I think it's the paper thing stated above. Beware though, I've seen a lot of plastic raffia around. You could make your own out of strips of plastic grocery bags. USB cords would be awesome "ribbons" too. I'm sure that there is a lot of stuff around the office/house that you could reuse instead of throwing away, which seems a lot greener than buying a spool of recycled whatever.
posted by idiotfactory at 11:43 AM on December 5, 2007

Recycling something that your office already has would be a better solution. Rubber bands, as happyturtle suggests, would be good, especially if you have some that are colorful. Also, if your office uses a papershredder that makes long thin strips, braiding a bunch of the strips together would make a sturdy cord. If you have something who's good at braiding, it should take one lunch, though, of course, it depends on how many you have to do.
You can also send out a notice asking for donations of old knitted goods (e.g., scarves, sweaters). Takes no time to unravel the sweater, and the yarn you get is squiggly, which looks very nice when you tie it together in a bow. Or if people have old yarn or ribbon that they've saved from old presents, that's be good too. And the most eco friendly of all would be save the ribbons after people have used it and save it for next year.
Also, I've used newspapers/food containers for giftwrap/giftbox, and people have loved it. I individualize the selection and pick out the appropriate color page. Sports page for a sports fan, Sunday cartoons for someone who likes that particular cartoon, etc. If you know the person really well, and have some time to go through old papers, it's really great to get it very personal-- the color photo that depicts their favorite sports team winning a game, for example, or a box from their favorite food.
Or if you don't know what their fave is, or if it's not appropriate, it's fun to play the game of, which breakfast cereal would you be if you were a box of breakfast cereal? e.g., Quaker Oats, Frosted Flakes, etc. That makes the whole thing into a game that's fun, and extremely eco friendly. Just have people bring in food container cardboard boxes.
posted by peachy at 12:26 PM on December 5, 2007

You could also just write on the packaging. Save the raffia and the tag.

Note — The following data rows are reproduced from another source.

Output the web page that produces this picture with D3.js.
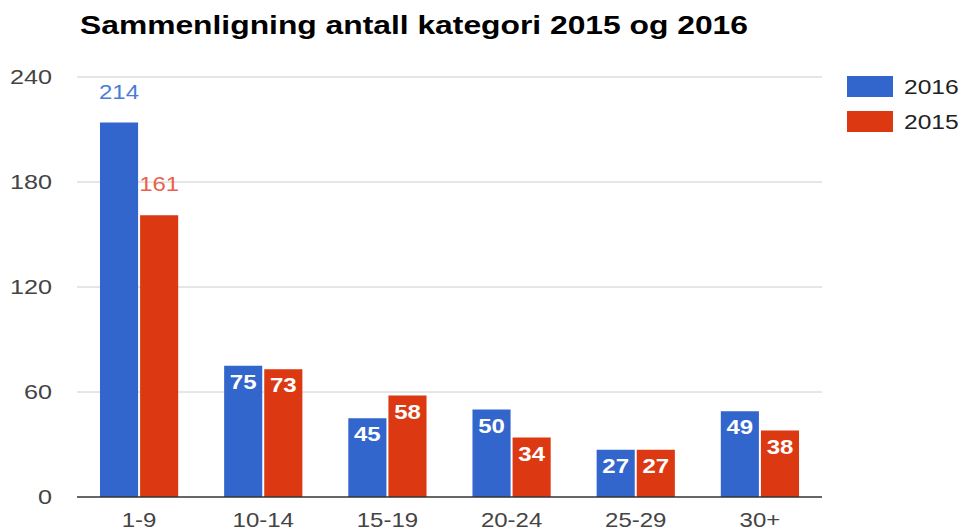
<!DOCTYPE html>
<html>
<head>
<meta charset="utf-8">
<script src="https://cdn.jsdelivr.net/npm/d3@7"></script>
<style>
  body { margin: 0; background: #fff; }
  text { font-family: "Liberation Sans", Arial, sans-serif; }
</style>
</head>
<body>
<div class="canvas"></div>
<script>
// data
const categories = ["1-9", "10-14", "15-19", "20-24", "25-29", "30+"];
const seriesNames = ["2016", "2015"];
const values2016 = [214, 75, 45, 50, 27, 49];
const values2015 = [161, 73, 58, 34, 27, 38];
const yTicks = [0, 60, 120, 180, 240];

// margins and dimensions
const w = 961;
const h = 531;
const margin = { top: 77, right: 139, bottom: 34, left: 77 };
const graphWidth = w - margin.left - margin.right;
const graphHeight = h - margin.top - margin.bottom;

// the reference text is a bit wider than it is tall
const sx = 1.2;
const at = (px, py, s = sx) => `translate(${px}, ${py}) scale(${s}, 1)`;

const colors = { "2016": "#3366cc", "2015": "#dc3912" };
const outsideColors = { "2016": "#4a7bdb", "2015": "#e8614a" };

const svg = d3.select(".canvas").append("svg").attr("width", w).attr("height", h);

// title
svg
  .append("text")
  .attr("transform", at(80, 34, 1.2))
  .attr("font-size", 26.5)
  .attr("font-weight", "bold")
  .attr("fill", "#000")
  .text("Sammenligning antall kategori 2015 og 2016");

const graph = svg.append("g").attr("transform", `translate(${margin.left}, ${margin.top})`);

const x = d3.scaleBand().domain(categories).range([0, graphWidth]).paddingInner(0.37).paddingOuter(0.185);
const x1 = d3.scaleBand().domain(seriesNames).range([0, x.bandwidth()]).paddingInner(0.05);
const y = d3.scaleLinear().domain([0, 240]).range([graphHeight, 0]);

// gridlines
graph
  .selectAll("line.grid")
  .data(yTicks.filter((t) => t > 0))
  .enter()
  .append("line")
  .attr("class", "grid")
  .attr("x1", 0)
  .attr("x2", graphWidth)
  .attr("y1", (d) => y(d))
  .attr("y2", (d) => y(d))
  .attr("stroke", "#cccccc")
  .attr("stroke-width", 1);

// y tick labels
graph
  .selectAll("text.ytick")
  .data(yTicks)
  .enter()
  .append("text")
  .attr("class", "ytick")
  .attr("transform", (d) => at(-25, y(d)))
  .attr("dy", "0.35em")
  .attr("text-anchor", "end")
  .attr("font-size", 21)
  .attr("fill", "#444")
  .text((d) => d);

// rows for grouped bars
const rows = categories.map((c, i) => ({
  category: c,
  items: [
    { series: "2016", value: values2016[i] },
    { series: "2015", value: values2015[i] },
  ],
}));

const groups = graph
  .selectAll("g.group")
  .data(rows)
  .enter()
  .append("g")
  .attr("class", "group")
  .attr("transform", (d) => `translate(${x(d.category)}, 0)`);

groups
  .selectAll("rect")
  .data((d) => d.items)
  .enter()
  .append("rect")
  .attr("x", (d) => x1(d.series))
  .attr("y", (d) => y(d.value))
  .attr("width", x1.bandwidth())
  .attr("height", (d) => graphHeight - y(d.value))
  .attr("fill", (d) => colors[d.series]);

// value labels: inside when the bar is short, above otherwise
const insideLimit = 100;
groups
  .selectAll("text.val")
  .data((d) => d.items)
  .enter()
  .append("text")
  .attr("class", "val")
  .attr("transform", (d) =>
    at(x1(d.series) + x1.bandwidth() / 2, d.value < insideLimit ? y(d.value) + 16 : y(d.value) - 31)
  )
  .attr("dy", "0.35em")
  .attr("text-anchor", "middle")
  .attr("font-size", 20)
  .attr("font-weight", (d) => (d.value < insideLimit ? "bold" : "normal"))
  .attr("fill", (d) => (d.value < insideLimit ? "#fff" : outsideColors[d.series]))
  .text((d) => d.value);

// baseline
graph
  .append("line")
  .attr("x1", 0)
  .attr("x2", graphWidth)
  .attr("y1", y(0))
  .attr("y2", y(0))
  .attr("stroke", "#333")
  .attr("stroke-width", 1.5);

// x labels
graph
  .selectAll("text.xlab")
  .data(categories)
  .enter()
  .append("text")
  .attr("class", "xlab")
  .attr("transform", (d) => at(x(d) + x.bandwidth() / 2, graphHeight + 23))
  .attr("dy", "0.35em")
  .attr("text-anchor", "middle")
  .attr("font-size", 20)
  .attr("fill", "#444")
  .text((d) => d);

// legend
const legend = svg.append("g").attr("transform", "translate(847, 76)");
const item = legend
  .selectAll("g")
  .data(seriesNames)
  .enter()
  .append("g")
  .attr("transform", (d, i) => `translate(0, ${i * 35})`);
item.append("rect").attr("width", 46).attr("height", 21).attr("fill", (d) => colors[d]);
item
  .append("text")
  .attr("transform", at(57, 11))
  .attr("dy", "0.35em")
  .attr("font-size", 20.5)
  .attr("fill", "#222")
  .text((d) => d);
</script>
</body>
</html>
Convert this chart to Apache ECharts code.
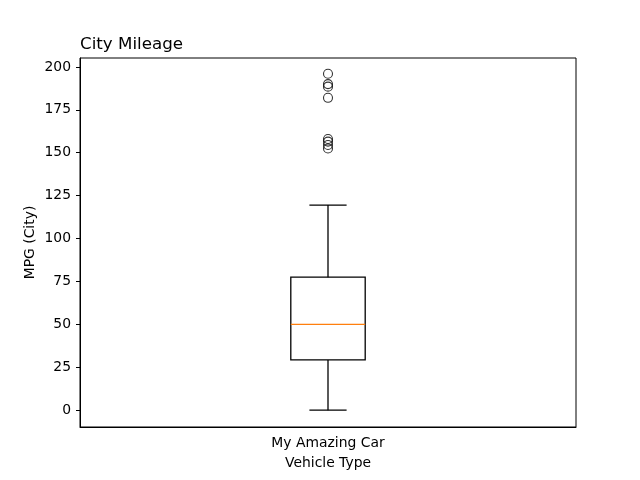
<!DOCTYPE html>
<html>
<head>
<meta charset="utf-8">
<script src="https://cdn.jsdelivr.net/npm/echarts@6/dist/echarts.min.js"></script>
<style>html,body{margin:0;padding:0;background:#fff;}#c{width:640px;height:480px;}</style>
</head>
<body>
<div id="c"></div>
<script>
const categories = ['My Amazing Car'];
const whiskerLow = [0];
const q1 = [29.3];
const median = [50];
const q3 = [77.5];
const whiskerHigh = [119.5];
const outliers = [196, 190, 188.5, 182, 158, 156.5, 154.5, 152.5];
const yTicks = [0, 25, 50, 75, 100, 125, 150, 175, 200];

const font = 'DejaVu Sans';
const boxData = categories.map((c, i) => [i, whiskerLow[i], q1[i], median[i], q3[i], whiskerHigh[i]]);
const outlierData = outliers.map(v => [0, v]);

const chart = echarts.init(document.getElementById('c'), null, {renderer: 'canvas'});
chart.setOption({
  animation: false,
  backgroundColor: '#fff',
  title: {
    text: 'City Mileage', left: 75, top: 31,
    textStyle: {fontFamily: font, fontSize: 16.7, fontWeight: 'normal', color: '#000'}
  },
  grid: {left: 80, right: 64, top: 58, bottom: 53, show: true, borderColor: '#000', borderWidth: 1, backgroundColor: 'transparent'},
  xAxis: {
    type: 'category', data: categories, boundaryGap: true,
    name: 'Vehicle Type', nameLocation: 'middle', nameGap: 29, nameMoveOverlap: false,
    nameTextStyle: {fontFamily: font, fontSize: 13.9, color: '#000'},
    axisLine: {onZero: false, lineStyle: {color: '#000', width: 1}},
    axisTick: {alignWithLabel: true, length: 4, lineStyle: {color: '#000'}},
    axisLabel: {fontFamily: font, fontSize: 13.9, color: '#000', margin: 9},
    splitLine: {show: false}
  },
  yAxis: {
    type: 'value', min: -9.8, max: 205.2,
    name: 'MPG (City)', nameLocation: 'middle', nameGap: 43, nameMoveOverlap: false,
    nameTextStyle: {fontFamily: font, fontSize: 13.9, color: '#000'},
    axisLine: {show: true, onZero: false, lineStyle: {color: '#000', width: 1}},
    axisTick: {show: true, length: 4, lineStyle: {color: '#000'}, customValues: yTicks},
    axisLabel: {fontFamily: font, fontSize: 13.9, color: '#000', margin: 9, customValues: yTicks},
    splitLine: {show: false}
  },
  series: [
    {
      type: 'custom',
      data: boxData,
      renderItem: function (params, api) {
        const x = api.value(0);
        const band = api.size([1, 0])[0];
        const bw = band * 0.15;
        const cw = bw * 0.5;
        const pLo = api.coord([x, api.value(1)]);
        const pQ1 = api.coord([x, api.value(2)]);
        const pMed = api.coord([x, api.value(3)]);
        const pQ3 = api.coord([x, api.value(4)]);
        const pHi = api.coord([x, api.value(5)]);
        const cx = pQ1[0];
        const st = {stroke: '#000', lineWidth: 1.3, fill: null};
        return {
          type: 'group',
          children: [
            {type: 'line', shape: {x1: cx, y1: pQ1[1], x2: cx, y2: pLo[1]}, style: st},
            {type: 'line', shape: {x1: cx, y1: pQ3[1], x2: cx, y2: pHi[1]}, style: st},
            {type: 'line', shape: {x1: cx - cw / 2, y1: pLo[1], x2: cx + cw / 2, y2: pLo[1]}, style: st},
            {type: 'line', shape: {x1: cx - cw / 2, y1: pHi[1], x2: cx + cw / 2, y2: pHi[1]}, style: st},
            {type: 'rect', shape: {x: cx - bw / 2, y: pQ3[1], width: bw, height: pQ1[1] - pQ3[1]}, style: {stroke: '#000', lineWidth: 1.3, fill: 'none'}},
            {type: 'line', shape: {x1: cx - bw / 2, y1: pMed[1], x2: cx + bw / 2, y2: pMed[1]}, style: {stroke: '#ff7f0e', lineWidth: 1.3}}
          ]
        };
      }
    },
    {
      type: 'scatter',
      data: outlierData,
      symbol: 'circle',
      symbolSize: 9,
      itemStyle: {color: 'rgba(0,0,0,0)', borderColor: '#000', borderWidth: 1.1}
    }
  ]
});
</script>
</body>
</html>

I would imagine that raffia is considered green because it actually uses up CO2 while it is growing and it doesn't use as much energy used to convert it from a raw good to a finished good.
posted by advicepig at 12:50 PM on December 5, 2007

Raffia comes from the fiber of a tropical palm. It will biodegrade, which is good, but it's greener not to buy anything new just to use once and throw away. Just twist up some strips of old paper bags if you really need a cord of some sort to attach things. It's flexible and looks cool and can be recycled into more paper bags.